Cell and Gene Therapy

First-in-human clinical trial of CAR T cell therapy with new binding mechanism shows promising early responses

Published December. 15. 2023
cgt -First-in-human clinical trial of CAR T cell therapy

Researchers at Penn Medicine’s Abramson Cancer Centre and the Perelman School of Medicine have reported positive early findings from a Phase I clinical trial of AT101, a novel CAR T cell therapy that targets CD19 through a unique binding mechanism. At the higher dose levels examined in the trial, the treatment demonstrated a 100% complete response rate.

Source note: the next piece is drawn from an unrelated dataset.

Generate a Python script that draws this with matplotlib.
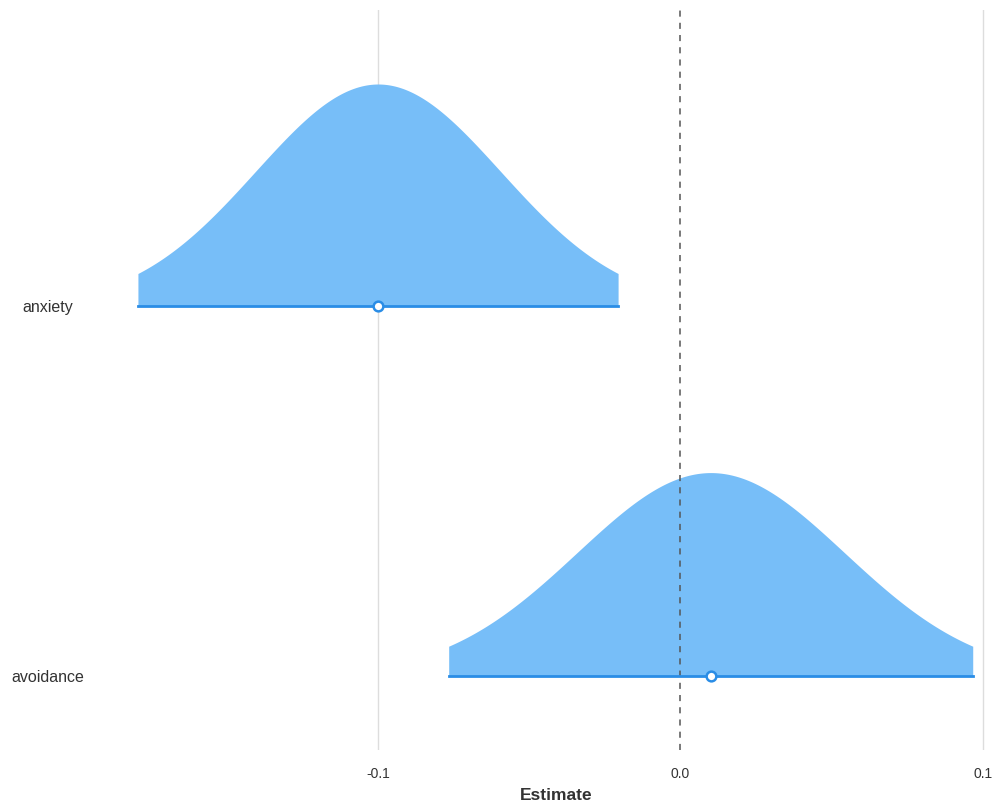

For several patients with blood malignancies who had exhausted all other therapeutic choices, CAR T cell therapy has completely changed their course of care. While CAR T cell therapy produces long-term responses in many people, it doesn’t work in others, or the cancer eventually returns. The same epitope is used by all currently approved CD19 CAR T cell treatments to target CD19. Marco Ruella, an assistant professor of hematology-oncology and the scientific director of the Lymphoma Programme, and his research team, in collaboration with the Korean company AbClon Inc., co-developed a CAR T product (AT101) using cells from the same patient. This product targets CD19 through a different epitope that is closer to the cell membrane via a novel antibody in an attempt to increase the efficacy of CD19 CAR T cell therapy for more patients. 

The Phase I first-in-human clinical trial was conducted in South Korea and enrolled 12 patients with relapsed or refractory B cell non-Hodgkin’s lymphoma (NHL).